▸ The task:
The material below holds pictures; leave them out and reproduce exactly the lines from the one with "Emit a Python" through the one with "from matplotlib.patches import Rectangle", inclusive.

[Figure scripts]
------------

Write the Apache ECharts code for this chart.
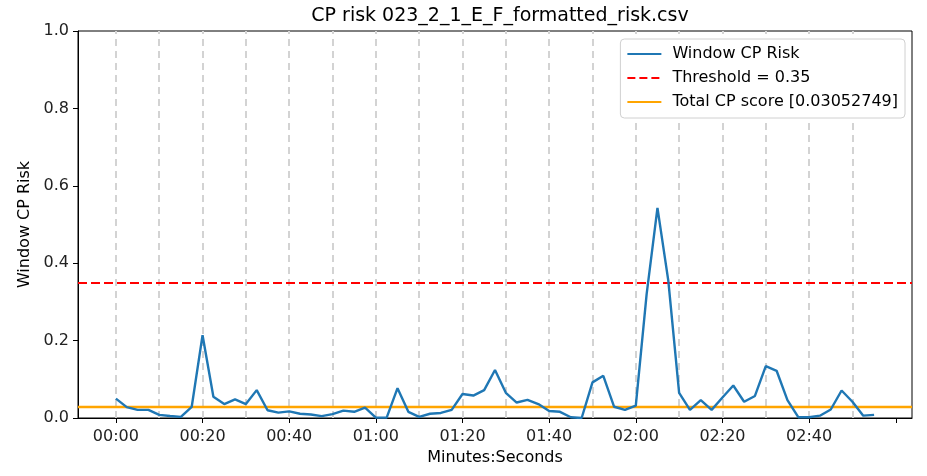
<!DOCTYPE html>
<html>
<head>
<meta charset="utf-8">
<title>CP risk</title>
<script src="https://cdn.jsdelivr.net/npm/echarts@6/dist/echarts.min.js"></script>
<style>
	html, body { margin: 0; padding: 0; background: #fff; }
	#chart { width: 927px; height: 476px; }
</style>
</head>
<body>
<div id="chart"></div>
<script>
// window start times in seconds
var seconds = [
	0, 2.5, 5, 7.5, 10, 12.5, 15, 17.5, 20, 22.5,
	25, 27.5, 30, 32.5, 35, 37.5, 40, 42.5, 45, 47.5,
	50, 52.5, 55, 57.5, 60, 62.5, 65, 67.5, 70, 72.5,
	75, 77.5, 80, 82.5, 85, 87.5, 90, 92.5, 95, 97.5,
	100, 102.5, 105, 107.5, 110, 112.5, 115, 117.5, 120, 122.5,
	125, 127.5, 130, 132.5, 135, 137.5, 140, 142.5, 145, 147.5,
	150, 152.5, 155, 157.5, 160, 162.5, 165, 167.5, 170, 172.5,
	175
];
var windowRisk = [
	0.050, 0.028, 0.021, 0.021, 0.008, 0.005, 0.003, 0.029, 0.214, 0.055,
	0.036, 0.048, 0.036, 0.072, 0.020, 0.014, 0.017, 0.011, 0.009, 0.005,
	0.010, 0.019, 0.016, 0.027, 0.001, 0.001, 0.077, 0.016, 0.003, 0.011,
	0.013, 0.021, 0.062, 0.058, 0.072, 0.124, 0.065, 0.040, 0.047, 0.036,
	0.018, 0.016, 0.002, 0.000, 0.092, 0.109, 0.029, 0.021, 0.032, 0.320,
	0.543, 0.355, 0.065, 0.021, 0.046, 0.021, 0.053, 0.084, 0.042, 0.057,
	0.134, 0.122, 0.046, 0.002, 0.002, 0.006, 0.022, 0.071, 0.042, 0.006,
	0.008
];
var threshold = 0.35;
var totalScore = 0.03052749;

var xTicks = [0, 20, 40, 60, 80, 100, 120, 140, 160, 180];
var xLabels = [0, 20, 40, 60, 80, 100, 120, 140, 160];
var gridSeconds = [0, 10, 20, 30, 40, 50, 60, 70, 80, 90, 100, 110, 120, 130, 140, 150, 160, 170];

var FONT = "DejaVu Sans";

function mmss(v) {
	var m = Math.floor(v / 60);
	var s = Math.round(v - m * 60);
	return (m < 10 ? "0" : "") + m + ":" + (s < 10 ? "0" : "") + s;
}

// matplotlib style margins (5% each side)
var span = seconds[seconds.length - 1] - seconds[0];
var xMin = seconds[0] - span * 0.05;
var xMax = seconds[seconds.length - 1] + span * 0.05;

var myChart = echarts.init(document.getElementById("chart"), null, { renderer: "canvas" });

var option = {
	animation: false,
	backgroundColor: "#fff",
	textStyle: { fontFamily: FONT },
	title: {
		text: "CP risk 023_2_1_E_F_formatted_risk.csv",
		left: 495,
		top: 2,
		textAlign: "center",
		textStyle: { fontFamily: FONT, fontSize: 19, fontWeight: "normal", color: "#000" },
	},
	legend: {
		data: ["Window CP Risk", "Threshold = 0.35", "Total CP score [0.03052749]"],
		orient: "vertical",
		right: 22,
		top: 39,
		z: 20,
		itemWidth: 34,
		itemHeight: 14,
		itemGap: 8,
		padding: [7, 7, 8, 6],
		backgroundColor: "#fff",
		borderColor: "#d0d0d0",
		borderWidth: 1,
		borderRadius: 4,
		itemStyle: { opacity: 0, borderWidth: 0 },
		textStyle: { fontFamily: FONT, fontSize: 16, color: "#000", padding: [0, 0, 0, 6] },
	},
	grid: {
		left: 78,
		right: 15,
		top: 31,
		bottom: 58,
		show: true,
		borderColor: "#000",
		borderWidth: 1,
		containLabel: false,
	},
	xAxis: {
		type: "value",
		min: xMin,
		max: xMax,
		name: "Minutes:Seconds",
		nameLocation: "middle",
		nameGap: 31,
		nameTextStyle: { fontFamily: FONT, fontSize: 16, color: "#000" },
		axisLine: { show: true, onZero: false, lineStyle: { color: "#000", width: 1 } },
		axisTick: { show: true, length: 5, lineStyle: { color: "#000" }, customValues: xTicks },
		axisLabel: {
			margin: 11,
			fontFamily: FONT,
			fontSize: 16,
			color: "#222",
			customValues: xLabels,
			formatter: mmss,
		},
		splitLine: { show: false },
	},
	yAxis: {
		type: "value",
		min: 0,
		max: 1,
		interval: 0.2,
		name: "Window CP Risk",
		nameLocation: "middle",
		nameGap: 43,
		nameTextStyle: { fontFamily: FONT, fontSize: 16, color: "#000" },
		axisLine: { show: true, onZero: false, lineStyle: { color: "#000", width: 1 } },
		axisTick: { show: true, length: 5, lineStyle: { color: "#000" } },
		axisLabel: {
			margin: 9,
			fontFamily: FONT,
			fontSize: 16,
			color: "#222",
			formatter: function (v) { return v.toFixed(1); },
		},
		splitLine: { show: false },
	},
	series: [
		{
			// vertical dashed guides every 10 seconds
			name: "guides",
			type: "line",
			data: [],
			z: 1,
			markLine: {
				z: 1,
				silent: true,
				symbol: "none",
				label: { show: false },
				lineStyle: { color: "#d3d3d3", type: [7, 5], width: 2 },
				data: gridSeconds.map(function (s) { return { xAxis: s }; }),
			},
		},
		{
			name: "Threshold = 0.35",
			type: "line",
			data: [],
			symbol: "none",
			z: 2,
			itemStyle: { color: "#ff0000" },
			lineStyle: { color: "#ff0000", type: [8, 4], width: 2.4 },
			markLine: {
				z: 2,
				silent: true,
				symbol: "none",
				label: { show: false },
				lineStyle: { color: "#ff0000", type: [9, 4], width: 2.2 },
				data: [{ yAxis: threshold }],
			},
		},
		{
			name: "Total CP score [0.03052749]",
			type: "line",
			data: [],
			symbol: "none",
			z: 2,
			itemStyle: { color: "#ffa500" },
			lineStyle: { color: "#ffa500", width: 2.4 },
			markLine: {
				z: 2,
				silent: true,
				symbol: "none",
				label: { show: false },
				lineStyle: { color: "#ffa500", type: "solid", width: 2.4 },
				data: [{ yAxis: totalScore }],
			},
		},
		{
			name: "Window CP Risk",
			type: "line",
			symbol: "none",
			z: 3,
			data: seconds.map(function (s, i) { return [s, windowRisk[i]]; }),
			itemStyle: { color: "#1f77b4" },
			lineStyle: { color: "#1f77b4", width: 2.4 },
		},
	],
};

myChart.setOption(option);
</script>
</body>
</html>
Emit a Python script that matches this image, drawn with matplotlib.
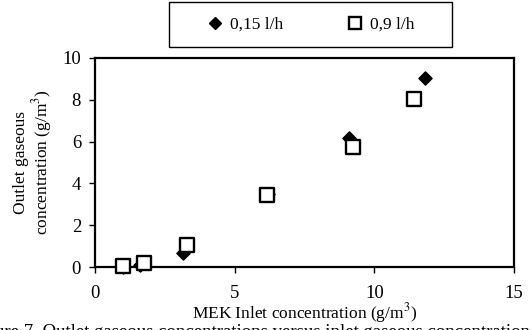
import matplotlib
matplotlib.use("Agg")
import matplotlib.pyplot as plt
from matplotlib.lines import Line2D
from matplotlib.patches import Rectangle

plt.rcParams["font.family"] = ["Liberation Serif", "DejaVu Serif"]
plt.rcParams["mathtext.fontset"] = "stix"

# 0,15 l/h series (filled diamonds)
x_015 = [1.0, 1.6, 3.15, 6.2, 9.1, 11.8]
y_015 = [0.0, 0.1, 0.65, 3.5, 6.17, 9.05]

# 0,9 l/h series (open squares)
x_09 = [1.0, 1.75, 3.3, 6.15, 9.22, 11.43]
y_09 = [0.03, 0.19, 1.07, 3.46, 5.73, 8.05]

x_ticks = [0, 5, 10, 15]
y_ticks = [0, 2, 4, 6, 8, 10]

W, H = 532, 330
fig = plt.figure(figsize=(W / 100, H / 100), dpi=100)
ax = fig.add_axes([95 / W, 1 - 267 / H, (514 - 95) / W, (267 - 58) / H])

ax.scatter(x_015, y_015, marker="D", s=45, c="black", zorder=3, clip_on=False)
ax.scatter(x_09, y_09, marker="s", s=95, facecolors="white",
           edgecolors="black", linewidths=1.7, zorder=4, clip_on=False)

ax.set_xlim(0, 15)
ax.set_ylim(0, 10)
ax.set_xticks(x_ticks)
ax.set_yticks(y_ticks)
ax.tick_params(direction="out", length=4, width=1, labelsize=13.5, pad=6,
               colors="black")
ax.tick_params(axis="x", pad=9)
for s in ax.spines.values():
    s.set_linewidth(1.6)

ax.set_xlabel("MEK Inlet concentration (g/m$^3$)", fontsize=12.5, labelpad=-1)
ax.set_ylabel("Outlet gaseous\nconcentration (g/m$^3$)", fontsize=12.5,
              labelpad=6, linespacing=1.05)

# legend box drawn as a plain rectangle, entries inside without a frame
fig.patches.append(Rectangle((169 / W, 1 - 47 / H), (452 - 169) / W, 45 / H,
                             transform=fig.transFigure, fill=False,
                             edgecolor="black", linewidth=1.0))
handles = [
    Line2D([], [], marker="D", linestyle="None", markersize=6.5,
           markerfacecolor="black", markeredgecolor="black", label="0,15 l/h"),
    Line2D([], [], marker="s", linestyle="None", markersize=9,
           markerfacecolor="white", markeredgecolor="black",
           markeredgewidth=1.7, label="0,9 l/h"),
]
fig.legend(handles=handles, loc="center",
           bbox_to_anchor=((169 + 452) / 2 / W, 1 - 25 / H),
           ncol=2, fontsize=12.5, frameon=False,
           handletextpad=0.4, columnspacing=3.6, handlelength=1.0)

fig.text(-0.01, -0.008, "ure 7. Outlet gaseous concentrations versus inlet gaseous concentration",
         fontsize=13.5, va="center", ha="left")

fig.savefig("out.png", dpi=100)
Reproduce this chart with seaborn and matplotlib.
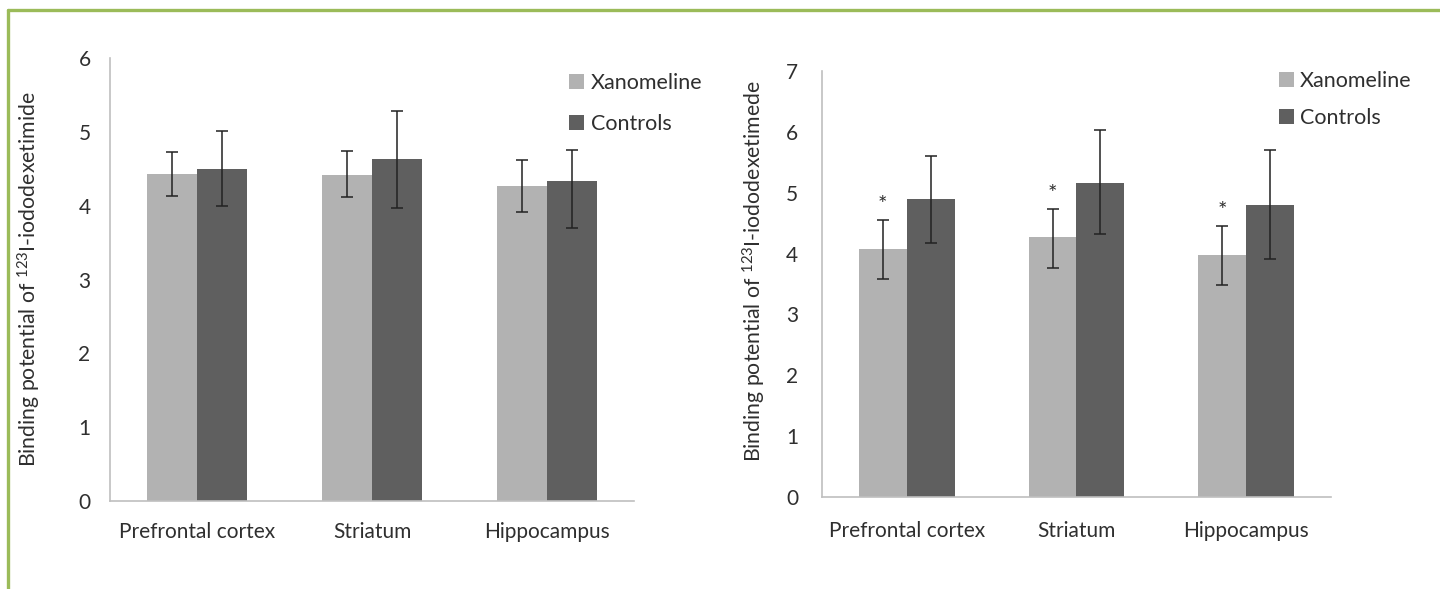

------------

▸ Task result:
Emit a Python script that matches this image, drawn with matplotlib.
import matplotlib
matplotlib.use("Agg")
import matplotlib.pyplot as plt
from matplotlib.lines import Line2D
from matplotlib.patches import Rectangle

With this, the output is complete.